Wherever a line below holds the word "with", copy that line.

Dataset excerpt:
>>

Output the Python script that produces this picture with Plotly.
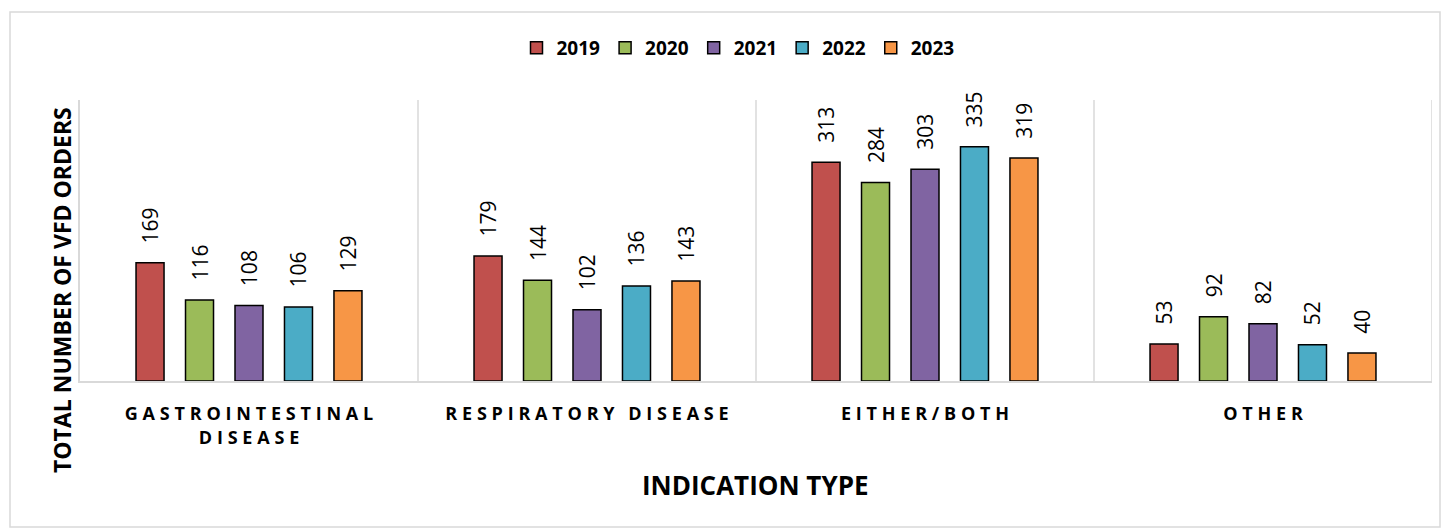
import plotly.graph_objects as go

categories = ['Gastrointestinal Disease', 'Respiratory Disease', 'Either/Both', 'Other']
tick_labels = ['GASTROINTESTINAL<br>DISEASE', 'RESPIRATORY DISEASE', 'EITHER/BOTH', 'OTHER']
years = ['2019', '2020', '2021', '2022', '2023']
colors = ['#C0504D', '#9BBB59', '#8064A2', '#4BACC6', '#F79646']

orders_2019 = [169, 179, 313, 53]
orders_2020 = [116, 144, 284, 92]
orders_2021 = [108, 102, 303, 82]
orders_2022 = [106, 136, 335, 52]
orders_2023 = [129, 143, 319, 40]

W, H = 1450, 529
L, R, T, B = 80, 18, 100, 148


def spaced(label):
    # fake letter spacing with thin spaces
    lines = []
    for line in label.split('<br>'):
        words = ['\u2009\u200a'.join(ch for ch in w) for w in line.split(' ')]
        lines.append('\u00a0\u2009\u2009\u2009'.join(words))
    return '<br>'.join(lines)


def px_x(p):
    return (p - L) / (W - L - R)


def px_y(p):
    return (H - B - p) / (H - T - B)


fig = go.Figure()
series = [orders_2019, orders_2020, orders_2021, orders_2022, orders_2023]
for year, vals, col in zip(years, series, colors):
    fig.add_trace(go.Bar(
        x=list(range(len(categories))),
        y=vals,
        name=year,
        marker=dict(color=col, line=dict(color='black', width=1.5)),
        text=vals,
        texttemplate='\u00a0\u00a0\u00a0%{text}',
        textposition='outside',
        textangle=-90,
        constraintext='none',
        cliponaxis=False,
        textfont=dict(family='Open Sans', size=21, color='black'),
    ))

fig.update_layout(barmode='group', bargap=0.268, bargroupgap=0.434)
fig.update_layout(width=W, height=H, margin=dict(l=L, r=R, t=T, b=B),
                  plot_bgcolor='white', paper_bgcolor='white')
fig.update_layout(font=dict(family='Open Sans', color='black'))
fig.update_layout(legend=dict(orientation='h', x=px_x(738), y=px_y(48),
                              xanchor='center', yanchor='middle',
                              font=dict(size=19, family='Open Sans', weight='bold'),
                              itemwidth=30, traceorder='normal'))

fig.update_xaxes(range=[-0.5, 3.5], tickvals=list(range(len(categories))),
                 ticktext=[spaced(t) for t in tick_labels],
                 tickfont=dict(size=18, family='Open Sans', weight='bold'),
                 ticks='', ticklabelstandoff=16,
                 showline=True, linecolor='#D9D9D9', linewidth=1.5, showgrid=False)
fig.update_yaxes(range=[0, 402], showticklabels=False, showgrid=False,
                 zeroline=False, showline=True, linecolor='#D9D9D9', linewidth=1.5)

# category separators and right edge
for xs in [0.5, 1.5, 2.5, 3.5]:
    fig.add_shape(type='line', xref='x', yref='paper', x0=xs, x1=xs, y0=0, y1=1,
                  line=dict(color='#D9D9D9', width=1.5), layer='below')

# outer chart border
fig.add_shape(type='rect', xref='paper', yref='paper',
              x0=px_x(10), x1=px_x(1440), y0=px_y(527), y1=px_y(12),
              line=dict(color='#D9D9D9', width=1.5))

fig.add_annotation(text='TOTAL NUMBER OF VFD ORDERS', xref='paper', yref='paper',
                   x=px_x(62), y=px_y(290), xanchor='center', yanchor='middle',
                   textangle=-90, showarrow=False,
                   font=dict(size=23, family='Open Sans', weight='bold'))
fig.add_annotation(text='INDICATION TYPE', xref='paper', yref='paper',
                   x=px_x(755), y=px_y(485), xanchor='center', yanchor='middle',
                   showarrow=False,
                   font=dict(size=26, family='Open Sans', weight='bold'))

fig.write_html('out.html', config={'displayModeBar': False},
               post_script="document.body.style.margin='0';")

<<

Task response:
Output the Python script that produces this picture with Plotly.
    # fake letter spacing with thin spaces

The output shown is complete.